=== Data excerpts ===
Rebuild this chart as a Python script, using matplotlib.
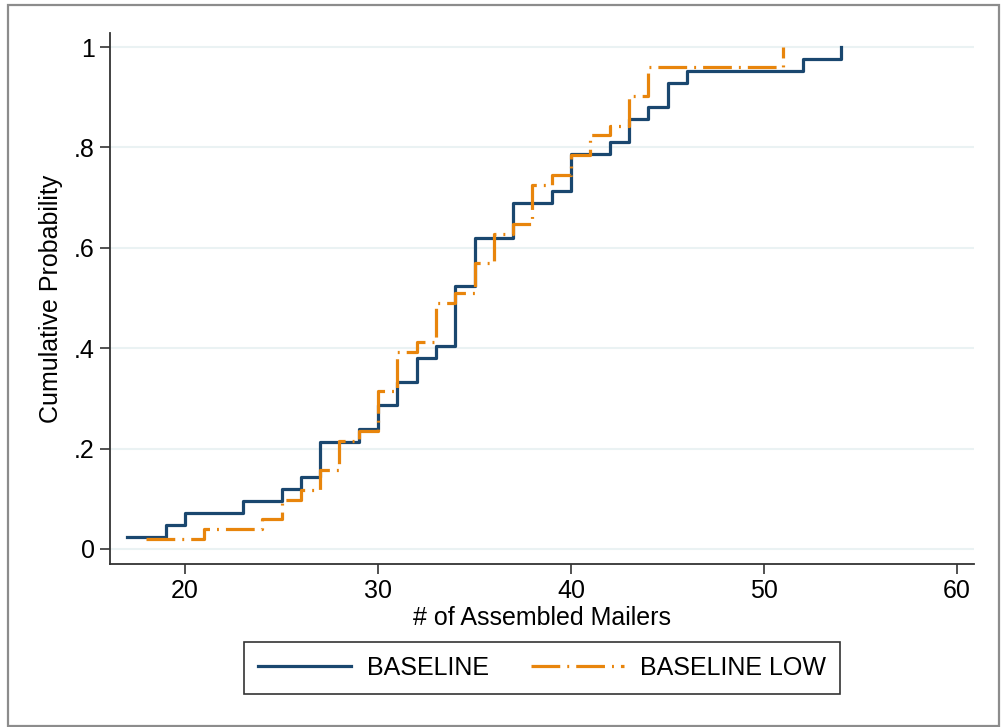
import matplotlib
matplotlib.use("Agg")
import matplotlib.pyplot as plt
from matplotlib.patches import Rectangle

plt.rcParams['font.family'] = ['Liberation Sans', 'DejaVu Sans']

base_x = [17, 19, 20, 23, 25, 26, 27, 29, 30, 31, 32, 33, 34, 35, 37, 39,
          40, 42, 43, 44, 45, 46, 52, 54]
base_y = [0.024, 0.048, 0.071, 0.095, 0.119, 0.143, 0.214, 0.238, 0.286,
          0.333, 0.381, 0.405, 0.524, 0.619, 0.690, 0.714, 0.786, 0.810,
          0.857, 0.881, 0.929, 0.952, 0.976, 1.0]

low_x = [18, 21, 24, 25, 26, 27, 28, 29, 30, 31, 32, 33, 34, 35, 36, 37,
         38, 39, 40, 41, 42, 43, 44, 51]
low_y = [0.020, 0.039, 0.059, 0.098, 0.118, 0.157, 0.216, 0.235, 0.314,
         0.392, 0.412, 0.490, 0.510, 0.569, 0.627, 0.647, 0.725, 0.745,
         0.784, 0.824, 0.843, 0.902, 0.961, 1.0]

xticks = [20, 30, 40, 50, 60]
yticks = [0, 0.2, 0.4, 0.6, 0.8, 1.0]
ytick_labels = ["0", ".2", ".4", ".6", ".8", "1"]

navy = "#1a476f"
orange = "#e8850c"
W, H = 1003, 727
fs = 18

fig = plt.figure(figsize=(W / 100, H / 100), dpi=100)
ax = fig.add_axes([110 / W, 1 - 564 / H, (974 - 110) / W, (564 - 33) / H])

ax.plot(base_x, base_y, drawstyle="steps-post", color=navy, lw=2.3,
        label="BASELINE")
ax.plot(low_x, low_y, drawstyle="steps-post", color=orange, lw=2.3,
        linestyle=(0, (9, 2.2, 0.6, 2.2)), label="BASELINE LOW")

ax.set_xlim(16.11, 60.88)
ax.set_ylim(-0.030, 1.028)
ax.set_xticks(xticks)
ax.set_yticks(yticks)
ax.set_yticklabels(ytick_labels)
ax.tick_params(labelsize=fs, length=7.5, width=1.2, color="#333333")
ax.grid(axis="y", color="#eaf2f3", lw=1.5)
ax.set_axisbelow(True)
for s in ["top", "right"]:
    ax.spines[s].set_visible(False)
for s in ["left", "bottom"]:
    ax.spines[s].set_color("#333333")
    ax.spines[s].set_linewidth(1.3)

ax.set_xlabel("# of Assembled Mailers", fontsize=fs, labelpad=2)
ax.set_ylabel("Cumulative Probability", fontsize=fs, labelpad=8)

leg = fig.legend(loc="center", bbox_to_anchor=(542 / W, 1 - 668 / H),
                 ncol=2, fontsize=fs, frameon=True, fancybox=False,
                 edgecolor="black", handlelength=3.7, handletextpad=0.65,
                 columnspacing=1.7, borderpad=0.55)
leg.get_frame().set_linewidth(1.2)

# outer frame like the Stata graph region
fig.patches.append(Rectangle((8 / W, 0.002), (999 - 8) / W, 1 - 5 / H - 0.002,
                             transform=fig.transFigure, fill=False,
                             edgecolor="#8c8c8c", lw=1.6))

fig.savefig("out.png", dpi=100)
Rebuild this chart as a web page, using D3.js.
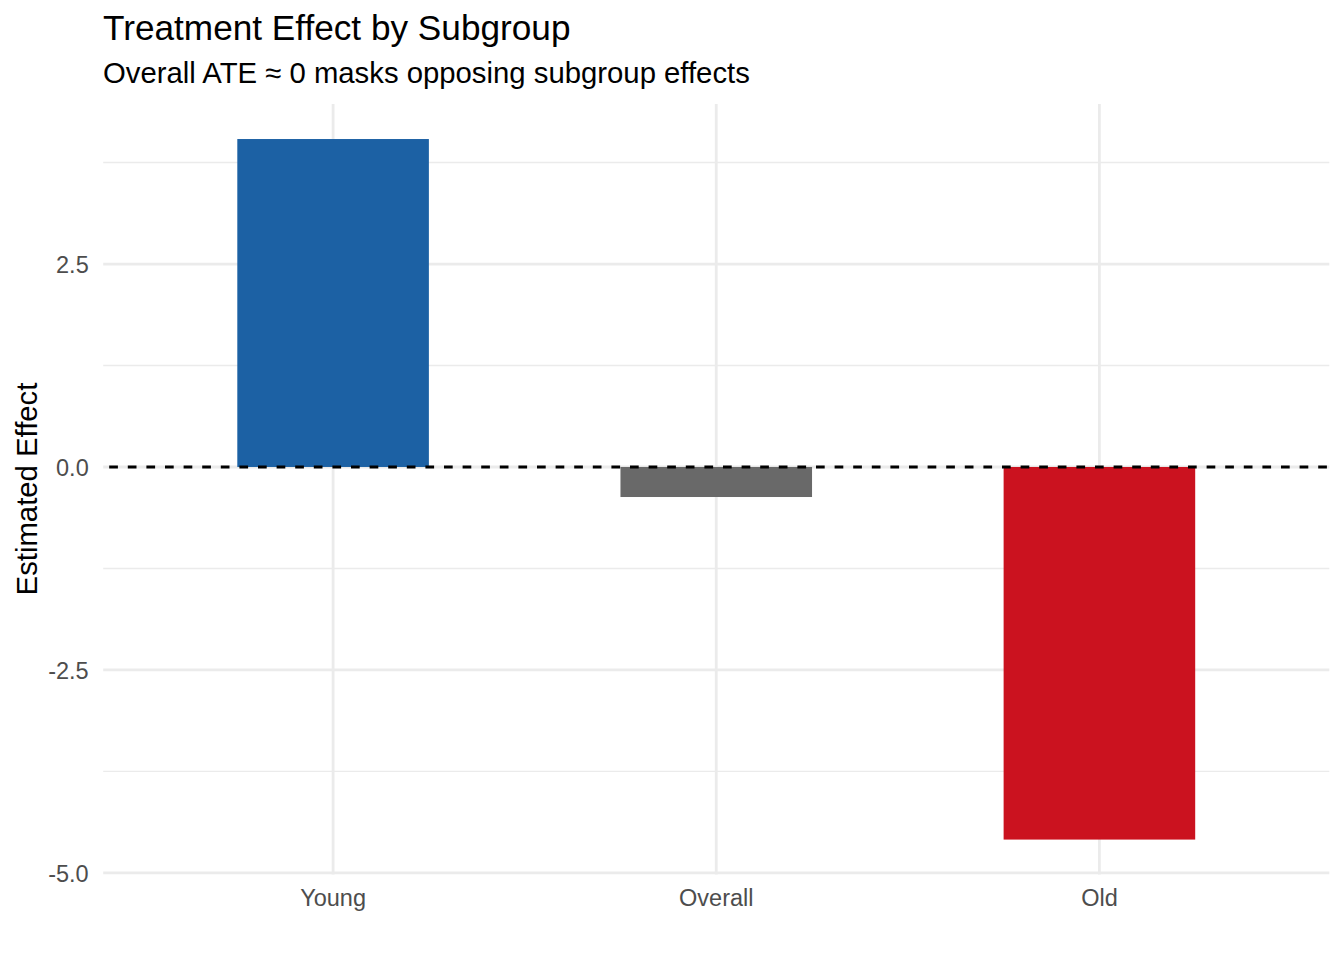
<!DOCTYPE html>
<html>
<head>
<meta charset="utf-8">
<script src="https://cdn.jsdelivr.net/npm/d3@7"></script>
<style>
  html, body { margin: 0; padding: 0; background: #ffffff; }
  svg { display: block; }
  text { font-family: "Liberation Sans", Arial, Helvetica, sans-serif; }
</style>
</head>
<body>
<svg id="chart" width="1344" height="960"></svg>
<script>
// ---- data ----
const categories = ["Young", "Overall", "Old"];
const effects = [4.04, -0.37, -4.59];
const barColors = ["#1C61A4", "#696969", "#CB121F"];
const yTicks = [-5.0, -2.5, 0.0, 2.5];
const yMinorTicks = [-3.75, -1.25, 1.25, 3.75];
const titleText = "Treatment Effect by Subgroup";
const subtitleText = "Overall ATE \u2248 0 masks opposing subgroup effects";
const yAxisTitle = "Estimated Effect";

// ---- layout ----
const W = 1344, H = 960;
const panel = { left: 103.2, right: 1329.3, top: 104, bottom: 874.6 };

const svg = d3.select("#chart");
svg.append("rect").attr("width", W).attr("height", H).attr("fill", "#ffffff");

// y scale with ggplot-style 5% expansion
const dMin = Math.min(0, d3.min(effects)), dMax = Math.max(0, d3.max(effects));
const pad = (dMax - dMin) * 0.05;
const y = d3.scaleLinear().domain([dMin - pad, dMax + pad]).range([panel.bottom, panel.top]);

// x band scale: discrete expansion 0.6, bar width 0.5
const x = d3.scaleBand().domain(categories)
  .range([panel.left, panel.right])
  .paddingInner(0.5).paddingOuter(0.35);

const grid = svg.append("g");
// minor horizontal gridlines
grid.selectAll("line.minor").data(yMinorTicks).enter().append("line")
  .attr("x1", panel.left).attr("x2", panel.right)
  .attr("y1", d => y(d)).attr("y2", d => y(d))
  .attr("stroke", "#EBEBEB").attr("stroke-width", 1.4);
// major horizontal gridlines
grid.selectAll("line.majorY").data(yTicks).enter().append("line")
  .attr("x1", panel.left).attr("x2", panel.right)
  .attr("y1", d => y(d)).attr("y2", d => y(d))
  .attr("stroke", "#EBEBEB").attr("stroke-width", 2.8);
// major vertical gridlines
grid.selectAll("line.majorX").data(categories).enter().append("line")
  .attr("x1", d => x(d) + x.bandwidth() / 2).attr("x2", d => x(d) + x.bandwidth() / 2)
  .attr("y1", panel.top).attr("y2", panel.bottom)
  .attr("stroke", "#EBEBEB").attr("stroke-width", 2.8);

// bars
svg.append("g").selectAll("rect").data(categories).enter().append("rect")
  .attr("x", d => x(d))
  .attr("width", x.bandwidth())
  .attr("y", (d, i) => y(Math.max(0, effects[i])))
  .attr("height", (d, i) => Math.abs(y(effects[i]) - y(0)))
  .attr("fill", (d, i) => barColors[i]);

// dashed zero line
svg.append("line")
  .attr("x1", panel.left).attr("x2", panel.right)
  .attr("y1", y(0)).attr("y2", y(0))
  .attr("stroke", "#000000").attr("stroke-width", 2.8)
  .attr("stroke-dasharray", "8.7 9.9")
  .attr("stroke-dashoffset", -6);

// y axis (labels only), hyphen-minus like R
const fmt = d3.format(".1f");
const yAxis = d3.axisLeft(y).tickValues(yTicks).tickSize(0).tickPadding(0)
  .tickFormat(d => fmt(d).replace("\u2212", "-"));
const gy = svg.append("g").attr("transform", `translate(${panel.left - 14.5},0)`).call(yAxis);
gy.select(".domain").remove();
gy.selectAll("text").attr("fill", "#4D4D4D").attr("font-size", 23.5)
  .attr("font-family", "Liberation Sans, Arial, sans-serif").attr("dy", "0.36em");

// x axis (labels only)
const xAxis = d3.axisBottom(x).tickSize(0).tickPadding(0);
const gx = svg.append("g").attr("transform", `translate(0,${panel.bottom})`).call(xAxis);
gx.select(".domain").remove();
gx.selectAll("text").attr("fill", "#4D4D4D").attr("font-size", 23.5)
  .attr("font-family", "Liberation Sans, Arial, sans-serif").attr("dy", null).attr("y", 31.5);

// y axis title
svg.append("text")
  .attr("transform", `translate(37,489) rotate(-90)`)
  .attr("text-anchor", "middle")
  .attr("font-size", 29.3).attr("fill", "#000000")
  .text(yAxisTitle);

// title & subtitle
svg.append("text").attr("x", 103).attr("y", 40)
  .attr("font-size", 35.2).attr("fill", "#000000").text(titleText);
svg.append("text").attr("x", 103).attr("y", 83)
  .attr("font-size", 29.3).attr("fill", "#000000").text(subtitleText);
</script>
</body>
</html>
===
• Written problem: Without the pictures, write out the lines from the beginning of the entries through the line with "plt.rcParams['font.family'] = ['Liberation".

• Result below:
Rebuild this chart as a Python script, using matplotlib.
import matplotlib
matplotlib.use("Agg")
import matplotlib.pyplot as plt
from matplotlib.patches import Rectangle

plt.rcParams['font.family'] = ['Liberation Sans', 'DejaVu Sans']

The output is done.